"""

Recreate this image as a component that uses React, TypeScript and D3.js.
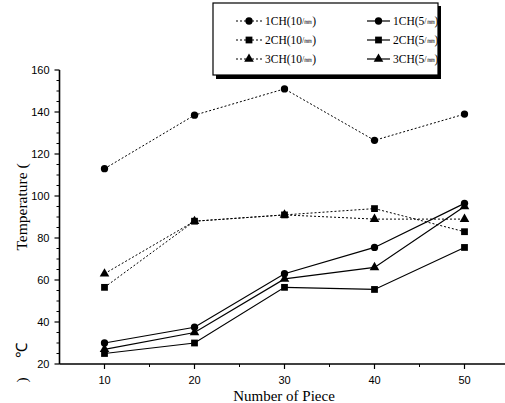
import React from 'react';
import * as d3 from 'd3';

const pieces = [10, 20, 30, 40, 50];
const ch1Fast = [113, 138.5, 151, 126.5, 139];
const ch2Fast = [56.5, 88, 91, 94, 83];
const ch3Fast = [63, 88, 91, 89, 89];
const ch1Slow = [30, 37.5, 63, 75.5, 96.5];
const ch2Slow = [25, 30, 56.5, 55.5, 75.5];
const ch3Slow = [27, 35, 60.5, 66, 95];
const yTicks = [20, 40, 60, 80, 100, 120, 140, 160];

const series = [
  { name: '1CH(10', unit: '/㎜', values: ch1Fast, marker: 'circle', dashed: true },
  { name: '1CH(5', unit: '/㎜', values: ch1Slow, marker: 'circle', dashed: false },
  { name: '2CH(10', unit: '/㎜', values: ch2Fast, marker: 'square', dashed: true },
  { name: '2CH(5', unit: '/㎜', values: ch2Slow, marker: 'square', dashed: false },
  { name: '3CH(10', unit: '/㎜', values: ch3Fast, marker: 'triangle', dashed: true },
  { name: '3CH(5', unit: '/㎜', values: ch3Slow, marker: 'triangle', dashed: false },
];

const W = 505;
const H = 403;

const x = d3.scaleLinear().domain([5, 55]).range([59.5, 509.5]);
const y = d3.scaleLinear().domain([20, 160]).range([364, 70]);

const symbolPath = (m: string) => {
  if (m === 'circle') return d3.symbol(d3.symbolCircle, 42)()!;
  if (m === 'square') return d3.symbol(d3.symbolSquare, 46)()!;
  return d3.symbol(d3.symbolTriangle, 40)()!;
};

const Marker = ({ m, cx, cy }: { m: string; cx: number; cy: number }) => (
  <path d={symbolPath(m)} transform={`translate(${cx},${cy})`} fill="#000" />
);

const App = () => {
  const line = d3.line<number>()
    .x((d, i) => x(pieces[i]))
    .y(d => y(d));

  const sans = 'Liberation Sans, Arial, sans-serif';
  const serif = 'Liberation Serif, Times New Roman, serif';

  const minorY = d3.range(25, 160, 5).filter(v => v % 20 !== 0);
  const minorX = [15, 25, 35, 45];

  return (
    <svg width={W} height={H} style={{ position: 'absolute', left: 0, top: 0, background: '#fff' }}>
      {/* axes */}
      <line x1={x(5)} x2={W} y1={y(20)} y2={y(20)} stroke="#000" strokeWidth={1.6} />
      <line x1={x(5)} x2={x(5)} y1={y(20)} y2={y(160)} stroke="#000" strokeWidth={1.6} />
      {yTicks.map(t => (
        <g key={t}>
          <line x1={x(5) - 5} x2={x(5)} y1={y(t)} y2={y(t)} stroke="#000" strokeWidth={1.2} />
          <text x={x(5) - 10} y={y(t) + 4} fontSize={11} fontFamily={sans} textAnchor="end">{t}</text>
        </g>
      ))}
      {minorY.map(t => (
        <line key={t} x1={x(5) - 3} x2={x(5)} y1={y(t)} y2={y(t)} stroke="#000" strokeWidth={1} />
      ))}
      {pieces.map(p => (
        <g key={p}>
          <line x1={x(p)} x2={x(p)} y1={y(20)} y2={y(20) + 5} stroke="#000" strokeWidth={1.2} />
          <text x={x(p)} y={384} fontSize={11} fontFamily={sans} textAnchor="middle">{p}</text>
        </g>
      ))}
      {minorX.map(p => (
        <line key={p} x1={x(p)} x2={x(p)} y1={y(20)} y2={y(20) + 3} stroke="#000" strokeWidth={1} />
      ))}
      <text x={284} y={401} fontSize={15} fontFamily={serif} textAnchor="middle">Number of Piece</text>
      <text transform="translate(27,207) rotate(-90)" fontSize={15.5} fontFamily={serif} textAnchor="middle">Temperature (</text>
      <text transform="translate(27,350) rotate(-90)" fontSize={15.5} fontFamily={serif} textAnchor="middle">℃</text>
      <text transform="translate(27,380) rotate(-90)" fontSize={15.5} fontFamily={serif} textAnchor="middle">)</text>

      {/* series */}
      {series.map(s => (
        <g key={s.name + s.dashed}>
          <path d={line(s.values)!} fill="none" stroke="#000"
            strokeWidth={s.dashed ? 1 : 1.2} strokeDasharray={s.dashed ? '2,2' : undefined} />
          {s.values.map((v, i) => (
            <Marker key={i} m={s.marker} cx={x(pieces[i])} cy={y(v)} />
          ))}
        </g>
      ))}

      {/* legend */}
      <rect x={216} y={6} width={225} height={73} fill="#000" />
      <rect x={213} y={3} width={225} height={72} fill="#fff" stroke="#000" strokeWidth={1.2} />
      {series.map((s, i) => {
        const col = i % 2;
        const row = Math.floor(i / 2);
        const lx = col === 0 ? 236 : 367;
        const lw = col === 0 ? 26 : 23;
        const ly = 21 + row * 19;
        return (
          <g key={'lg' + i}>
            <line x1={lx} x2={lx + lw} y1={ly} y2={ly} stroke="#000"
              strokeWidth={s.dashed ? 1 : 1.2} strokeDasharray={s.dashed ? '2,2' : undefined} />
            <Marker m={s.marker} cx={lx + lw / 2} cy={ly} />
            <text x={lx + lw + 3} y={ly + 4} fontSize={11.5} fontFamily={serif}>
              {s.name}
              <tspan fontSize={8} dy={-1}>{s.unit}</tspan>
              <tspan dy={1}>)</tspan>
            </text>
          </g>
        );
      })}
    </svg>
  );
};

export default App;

"""
"""

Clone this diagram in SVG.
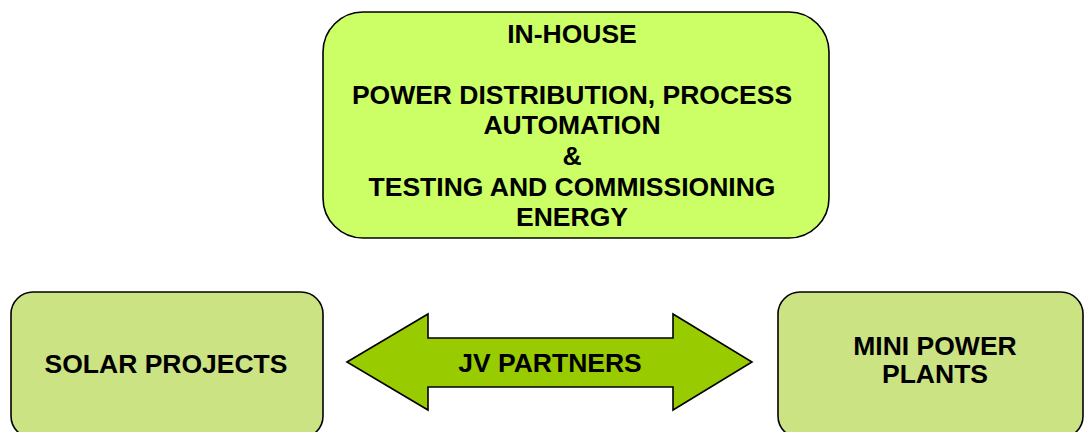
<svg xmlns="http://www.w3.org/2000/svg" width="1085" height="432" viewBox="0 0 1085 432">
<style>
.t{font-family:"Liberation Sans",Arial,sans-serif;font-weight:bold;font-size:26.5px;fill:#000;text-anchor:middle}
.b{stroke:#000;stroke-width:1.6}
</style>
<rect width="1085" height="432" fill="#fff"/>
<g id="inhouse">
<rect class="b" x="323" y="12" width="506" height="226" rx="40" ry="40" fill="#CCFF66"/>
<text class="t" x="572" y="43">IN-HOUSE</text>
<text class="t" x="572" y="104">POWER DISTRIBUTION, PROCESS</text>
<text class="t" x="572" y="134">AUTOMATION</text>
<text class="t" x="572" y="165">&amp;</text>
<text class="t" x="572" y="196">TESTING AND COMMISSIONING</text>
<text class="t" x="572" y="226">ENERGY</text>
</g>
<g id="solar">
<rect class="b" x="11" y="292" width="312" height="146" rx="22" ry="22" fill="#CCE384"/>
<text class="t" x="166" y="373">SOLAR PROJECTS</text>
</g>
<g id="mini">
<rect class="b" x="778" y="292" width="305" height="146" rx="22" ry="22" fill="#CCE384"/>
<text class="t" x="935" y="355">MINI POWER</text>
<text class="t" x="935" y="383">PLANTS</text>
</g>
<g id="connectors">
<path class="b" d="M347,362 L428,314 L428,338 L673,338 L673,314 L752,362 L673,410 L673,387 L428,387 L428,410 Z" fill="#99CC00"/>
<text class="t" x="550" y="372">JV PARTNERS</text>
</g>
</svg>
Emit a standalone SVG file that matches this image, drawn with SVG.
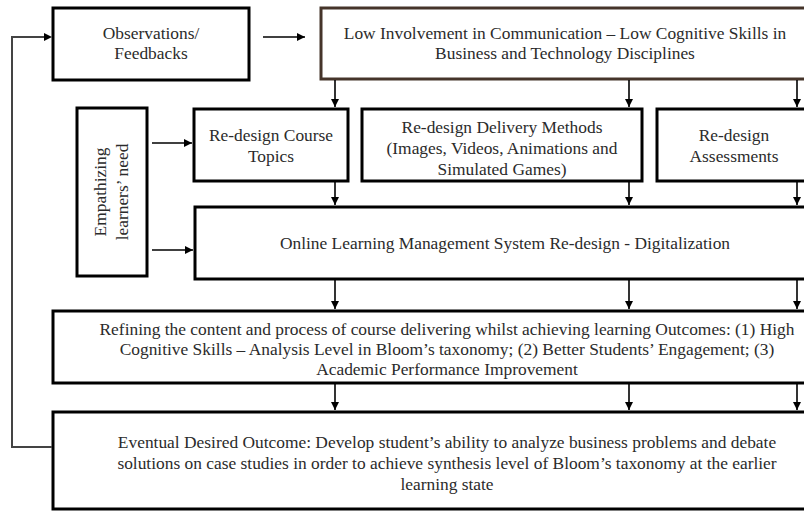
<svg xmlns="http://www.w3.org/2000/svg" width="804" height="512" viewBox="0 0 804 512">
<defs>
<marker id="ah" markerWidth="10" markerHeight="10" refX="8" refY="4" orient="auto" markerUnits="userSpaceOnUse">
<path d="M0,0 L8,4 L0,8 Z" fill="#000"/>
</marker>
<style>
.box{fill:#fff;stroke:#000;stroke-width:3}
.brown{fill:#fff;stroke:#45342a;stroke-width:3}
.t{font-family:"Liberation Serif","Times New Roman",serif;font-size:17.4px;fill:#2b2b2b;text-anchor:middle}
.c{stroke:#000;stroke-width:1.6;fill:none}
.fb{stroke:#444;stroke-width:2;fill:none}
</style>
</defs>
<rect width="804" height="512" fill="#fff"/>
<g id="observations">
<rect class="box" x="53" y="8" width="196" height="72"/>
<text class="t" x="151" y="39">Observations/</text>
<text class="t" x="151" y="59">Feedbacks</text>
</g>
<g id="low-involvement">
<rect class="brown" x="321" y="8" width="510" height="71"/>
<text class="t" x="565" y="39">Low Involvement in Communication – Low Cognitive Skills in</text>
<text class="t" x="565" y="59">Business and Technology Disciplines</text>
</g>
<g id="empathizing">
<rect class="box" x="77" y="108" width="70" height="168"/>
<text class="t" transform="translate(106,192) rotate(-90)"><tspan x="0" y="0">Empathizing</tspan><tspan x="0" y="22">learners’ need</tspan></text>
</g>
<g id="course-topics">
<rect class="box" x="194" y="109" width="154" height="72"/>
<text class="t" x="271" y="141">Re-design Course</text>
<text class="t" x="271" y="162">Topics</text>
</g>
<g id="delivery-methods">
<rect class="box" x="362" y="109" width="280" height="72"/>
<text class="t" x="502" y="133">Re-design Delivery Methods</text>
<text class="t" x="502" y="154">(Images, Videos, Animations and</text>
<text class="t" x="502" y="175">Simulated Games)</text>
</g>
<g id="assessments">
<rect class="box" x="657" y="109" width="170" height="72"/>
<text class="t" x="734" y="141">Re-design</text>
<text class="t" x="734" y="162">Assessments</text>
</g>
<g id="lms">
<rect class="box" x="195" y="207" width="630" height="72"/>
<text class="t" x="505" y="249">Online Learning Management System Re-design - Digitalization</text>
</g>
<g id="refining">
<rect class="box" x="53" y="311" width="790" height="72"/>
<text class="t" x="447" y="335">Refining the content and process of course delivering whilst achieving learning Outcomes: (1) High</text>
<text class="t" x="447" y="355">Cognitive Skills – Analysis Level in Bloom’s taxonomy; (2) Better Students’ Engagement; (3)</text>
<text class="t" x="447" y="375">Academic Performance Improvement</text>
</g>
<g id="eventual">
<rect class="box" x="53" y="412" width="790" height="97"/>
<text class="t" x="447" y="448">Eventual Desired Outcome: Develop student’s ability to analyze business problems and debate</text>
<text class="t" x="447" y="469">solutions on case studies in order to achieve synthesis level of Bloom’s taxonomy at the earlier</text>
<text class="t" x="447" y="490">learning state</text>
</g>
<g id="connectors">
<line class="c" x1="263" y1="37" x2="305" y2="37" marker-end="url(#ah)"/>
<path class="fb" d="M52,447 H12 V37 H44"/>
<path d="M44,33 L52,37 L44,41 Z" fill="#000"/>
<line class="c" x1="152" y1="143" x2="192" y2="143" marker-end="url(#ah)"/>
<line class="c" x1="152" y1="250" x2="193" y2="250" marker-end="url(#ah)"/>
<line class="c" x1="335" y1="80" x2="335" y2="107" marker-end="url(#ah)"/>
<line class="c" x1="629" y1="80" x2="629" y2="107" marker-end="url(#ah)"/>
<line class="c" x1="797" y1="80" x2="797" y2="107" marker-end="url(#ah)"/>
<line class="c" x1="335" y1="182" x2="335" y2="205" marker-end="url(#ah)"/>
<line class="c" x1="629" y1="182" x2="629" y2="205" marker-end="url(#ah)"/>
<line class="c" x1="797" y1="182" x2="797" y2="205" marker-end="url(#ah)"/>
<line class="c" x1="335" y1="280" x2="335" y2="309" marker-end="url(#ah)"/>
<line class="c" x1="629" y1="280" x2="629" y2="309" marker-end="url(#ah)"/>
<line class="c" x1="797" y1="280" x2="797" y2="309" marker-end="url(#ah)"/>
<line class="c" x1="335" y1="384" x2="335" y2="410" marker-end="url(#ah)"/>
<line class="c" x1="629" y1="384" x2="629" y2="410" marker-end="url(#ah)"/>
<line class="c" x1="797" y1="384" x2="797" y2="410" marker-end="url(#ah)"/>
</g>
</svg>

"""

### Your instructions
Repeat only the lines from the one holding "Recreate this image" to the one holding "const yTicks = [20, 40, 60, 80, 100, 120, 140, 160];", both ends included, and drop the images.

### Task answer
Recreate this image as a component that uses React, TypeScript and D3.js.
import React from 'react';
import * as d3 from 'd3';

const pieces = [10, 20, 30, 40, 50];
const ch1Fast = [113, 138.5, 151, 126.5, 139];
const ch2Fast = [56.5, 88, 91, 94, 83];
const ch3Fast = [63, 88, 91, 89, 89];
const ch1Slow = [30, 37.5, 63, 75.5, 96.5];
const ch2Slow = [25, 30, 56.5, 55.5, 75.5];
const ch3Slow = [27, 35, 60.5, 66, 95];
const yTicks = [20, 40, 60, 80, 100, 120, 140, 160];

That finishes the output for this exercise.